Monday, August 31, 2009

Birthdays

When you're a mom, birthdays have different meaning. Funny thing is, your birthday doesn't really mean too much. You still have to wake up in the morning, go to work, get the kids to school -- just like any other day. I told my son that today was my birthday. He didn't care too much. He just looked at me like I had vines growing from my head and went about doing his own thing. But I do appreciate what my mother did for me on this day. She carried me for 10 months, went through child birth and did the whole mommy thing for me.

I will relish in the fact that today is my birthday and I can do what I want. I will eat what I want. I will be thankful for another wonderful year of life. And, if I'm lucky, I'll get a homemade card.

So, here's to year 31. I wouldn't trade the last 30 for anything.

Friday, August 28, 2009

Overwhelmed and Grossly Underpaid

Ever get the feeling that the people at work know just how stressed you are at home and want to seek revenge on you? That's how I've felt all week.

I feel like everything at home just keeps stacking up. There are just not enough hours in the day to get everything done and still have an ounce of sanity. Laundry, groceries, dishes, toys and pretty much everything else have been piling up. I don't get paid to do those things!

Breathe.

Tomorrow is Saturday. I want to have fun. Instead I will be catching up on all things in the pile. Let's hope the kids and the husband cooperate.

Thursday, August 27, 2009

At the End of the Day

My day at work was just plain bad. Not only was I highly annoyed with everyone's hair on fire at work, but I got "reprimanded" for something that had NOTHING to do with me. Nothing like getting a finger pointed in the wrong direction. So, as I put out all the fires and turn the fingers away from me and pointing to the REAL problem I find myself in a funk.

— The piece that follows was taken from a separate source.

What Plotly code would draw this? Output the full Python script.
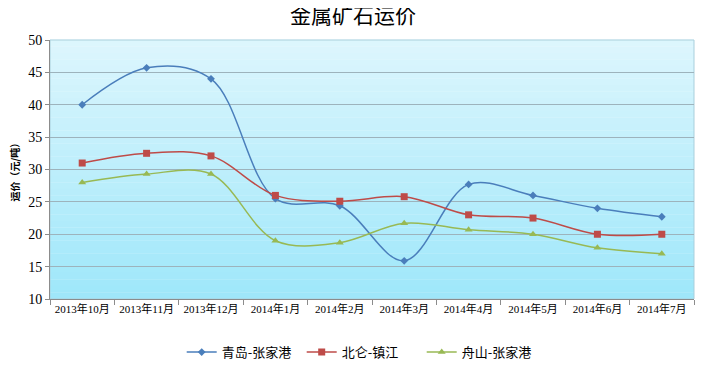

I stewed all day at about the assinine requests and allegations. But as I arrived at the daycare to pick up the kids it all went away. I was greeted by my son with a big hug. The big squeezy kind that really mean they missed you. And a big "Hiiiiiiiiiii" from my 13-month-old daughter.

Life was good again. But I do not look forward to another day at work!

Tuesday, August 25, 2009

Back to School

My oldest son is now 4 and started Voluntary Pre-Kindergarten (VPK). He hated it. Apparently it wasn't the teacher. It wasn't his classmates. It was because he had hiccups. My youngest, who is now 13 months old, woke up three times in the middle of the night. Who knows what that means. Is it just me - or do you kinda like the "school year?" It definitely makes you get into a routine and makes life relatively normal. Now if I could only sync up a good dinner schedule, working out and time to do laundry we'll be set.